When asked what she does for fun, Un Hee smiles and says I lazy, I potato couch. But she’s not. She’s industrious and devoted, sweet and talented. Un Hee (and tens of millions like her, many of our grandparents included), with their immigrant work ethic and desire to have a life better than they had in the place they left, are well-woven into the American fabric.

Give us your tired, your poor, your huddled masses yearning to breathe free . . .   That’s a large part of what makes America great, and is something we should cherish and never forget.

In that regard, Un Hee is as American as can be.

(*To satisfy the craving for a poolgoogi omelet with cheese and crispy hash browns, or some excellent bibimbop, one only needs to visit Suzie, the former chef/owner of the aforementioned Pusan House, at her new name/same space digs on Glenwood Avenue, called Noon Hour Grill. Thirty years later, I heard she was there, sought her out and ordered as I did decades ago. Serving me, she took a better look, and I could see it dawning on her that she knew me. Pointing to a couple of college kids sitting there she said, “You used to look like them.”)

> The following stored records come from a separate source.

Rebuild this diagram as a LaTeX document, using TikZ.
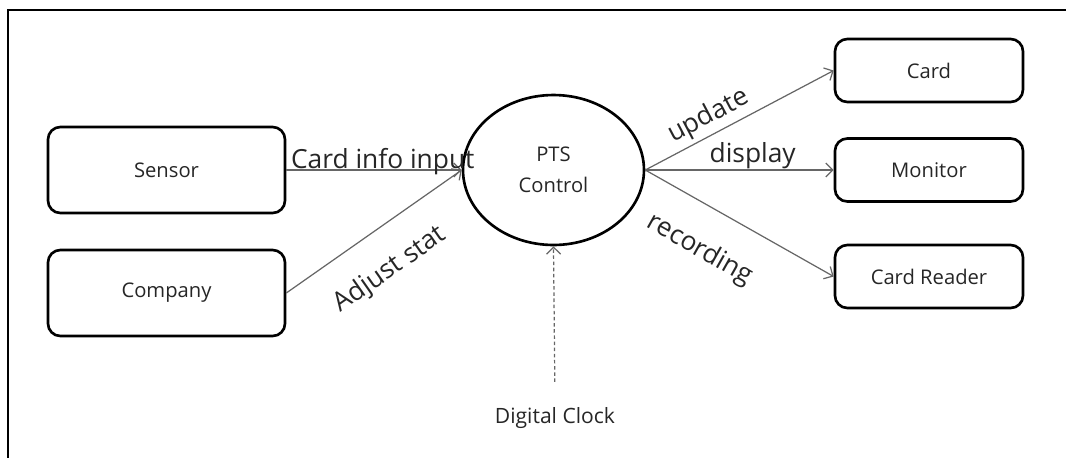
\documentclass[tikz,border=0pt]{standalone}
\usepackage{fontspec}
\setmainfont{Open Sans}
\usetikzlibrary{shapes.geometric, arrows.meta}
\tikzset{
    unitbox/.style={draw, line width=1.5pt, rounded corners=7pt,
        minimum width=4.74cm, minimum height=1.72cm, text=black!85,
        font=\fontsize{11.5}{14}\selectfont},
    sinkbox/.style={unitbox, minimum width=3.76cm, minimum height=1.26cm},
    flow/.style={draw=black!60, line width=.7pt,
        -{Straight Barb[length=4pt, width=8pt]}},
    flowlabel/.style={font=\fontsize{15}{17}\selectfont, text=black!85},
}

\begin{document}
\begin{tikzpicture}[x=0.02cm, y=-0.02cm]
        \useasboundingbox (0, 0) rectangle (1066, 458);
        \draw[line width=.8pt] (1066, 10) -| (8, 458); % Frame

        \node[unitbox] (sensor) at (166.5, 170) {Sensor};
        \node[unitbox] (company) at (166.5, 293) {Company};
        \node[draw, ellipse, line width=1.5pt, minimum width=3.62cm,
            minimum height=3cm, align=center, text=black!85,
            font=\fontsize{11.5}{17.5}\selectfont]
            (pts) at (553.5, 170) {PTS\\Control};
        \node[sinkbox] (card) at (929, 70.5) {Card};
        \node[sinkbox] (monitor) at (929, 170) {Monitor};
        \node[sinkbox] (reader) at (929, 276.5) {Card Reader};
        \node[text=black!85, font=\fontsize{12}{14}\selectfont]
            (clock) at (555, 418) {Digital Clock};

        \draw[flow] (sensor.east) -- (pts.west)
            node[flowlabel, pos=.55, anchor=base, yshift=1pt]
            {Card info input};
        \draw[flow] (company.east) -- (pts.west)
            node[flowlabel, pos=.46, sloped, below=12pt] {Adjust stat};
        \draw[flow] (pts.east) -- (card.west)
            node[flowlabel, pos=.38, sloped, above=-1pt] {update};
        \draw[flow] (pts.east) -- (monitor.west)
            node[flowlabel, pos=.57, above=-3pt] {display};
        \draw[flow] (pts.east) -- (reader.west)
            node[flowlabel, pos=.4, sloped, below=13pt] {recording};
        \draw[flow, dash pattern=on 2pt off 1.5pt, shorten <=11pt]
            (clock.north) -- (pts.south);
    \end{tikzpicture}
\end{document}
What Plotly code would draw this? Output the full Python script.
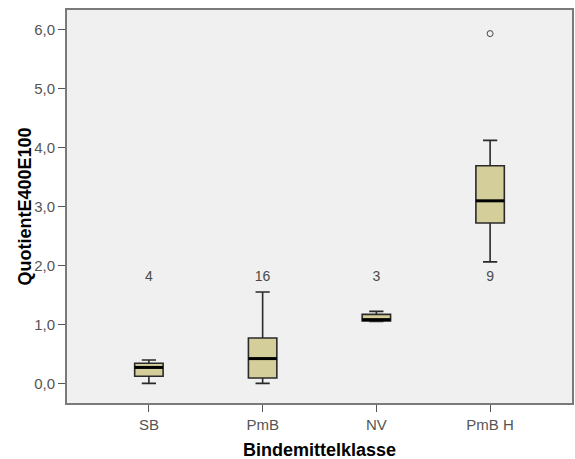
import plotly.graph_objects as go

categories = ["SB", "PmB", "NV", "PmB H"]
lower_whisker = [0.0, 0.0, 1.05, 2.06]
q1 = [0.12, 0.09, 1.06, 2.72]
median = [0.27, 0.42, 1.08, 3.095]
q3 = [0.34, 0.77, 1.17, 3.69]
upper_whisker = [0.395, 1.55, 1.22, 4.12]
counts = [4, 16, 3, 9]
outlier_cat = ["PmB H"]
outlier_val = [5.93]
y_ticks = [0, 1, 2, 3, 4, 5, 6]

xpos = list(range(len(categories)))
BOXW = 0.25
PLOT_H = 459 - 10 - 56
PLOT_W = 575 - 67 - 3

fig = go.Figure()
fig.add_trace(go.Box(
    x=xpos, q1=q1, median=median, q3=q3,
    lowerfence=lower_whisker, upperfence=upper_whisker,
    fillcolor="#d3ce9a", line=dict(color="#2a2a2a", width=1.6),
    width=BOXW, whiskerwidth=0.5, boxpoints=False, showlegend=False,
    hoverinfo="skip",
))
for i, m in enumerate(median):
    fig.add_trace(go.Scatter(
        x=[xpos[i] - BOXW / 2, xpos[i] + BOXW / 2], y=[m, m], mode="lines",
        line=dict(color="black", width=3), showlegend=False, hoverinfo="skip",
    ))
fig.add_trace(go.Scatter(
    x=[categories.index(c) for c in outlier_cat], y=outlier_val, mode="markers",
    marker=dict(symbol="circle-open", size=6, color="#444", line=dict(width=1)),
    showlegend=False, hoverinfo="skip",
))
fig.add_trace(go.Scatter(
    x=xpos, y=[1.8] * len(xpos), mode="text", text=[str(c) for c in counts],
    textfont=dict(family="Liberation Sans, Arial", size=14, color="#4a4a4a"),
    showlegend=False, hoverinfo="skip",
))

fig.update_layout(
    width=575, height=459,
    margin=dict(l=67, r=3, t=10, b=56, autoexpand=False),
    paper_bgcolor="white", plot_bgcolor="#f0f0f0",
    separators=",.",
    font=dict(family="Liberation Sans, Arial", size=15, color="#555"),
    xaxis=dict(
        range=[-0.72, 3.72], tickvals=xpos, ticktext=categories,
        showgrid=False, zeroline=False, showline=True, mirror=True,
        linecolor="#7a7a7a", linewidth=2, ticks="outside", ticklen=7,
        tickcolor="#555", tickfont=dict(size=15, color="#555"),
        automargin=False,
    ),
    yaxis=dict(
        range=[-0.333, 6.33], tickvals=y_ticks, tickformat=".1f",
        showgrid=False, zeroline=False, showline=True, mirror=True,
        linecolor="#7a7a7a", linewidth=2, ticks="outside", ticklen=7,
        tickcolor="#555", tickfont=dict(size=15, color="#555"),
        automargin=False,
    ),
    annotations=[
        dict(text="<b>Bindemittelklasse</b>", xref="paper", yref="paper",
             x=0.5, y=-(450 - 403) / PLOT_H, xanchor="center", yanchor="middle",
             showarrow=False, font=dict(size=18, color="black")),
        dict(text="<b>QuotientE400E100</b>", xref="paper", yref="paper",
             x=(24 - 67) / PLOT_W, y=0.5, xanchor="center", yanchor="middle", textangle=-90,
             showarrow=False, font=dict(size=18, color="black")),
    ],
)
fig.write_html("out.html", config={"displayModeBar": False},
               post_script="document.body.style.margin='0';document.body.style.overflow='hidden';")
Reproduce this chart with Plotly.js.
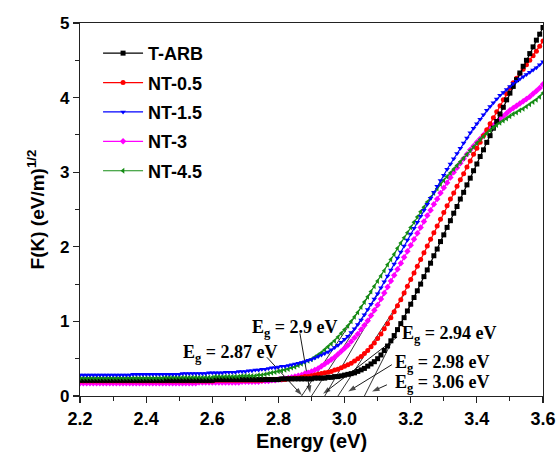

Alan Lake, a.k.a. “Jazzfood” a.k.a. “The Garlic Chef,” has been a globetrotting professional chef for over three decades and has won numerous awards, competitions and distinctions. Author of The Garlic Manifesto,  his book that follows the Garlic trail back 10,000 years to Neolithic caves, then makes its way to the pyramids, proceeds through Roman and Mongol invasions, past Vampires, onto battlefields and up to the present day. A musician since childhood, Lake coined the term “Jazzfood” to describe his cooking: “solid technique coupled with tasteful improvisation.”  Same with music.  Most recently Chef Lake has been one of the creative forces with his latest project Aviva, in Chicago’s West Loop. He wishes you good grooves and bon appetit.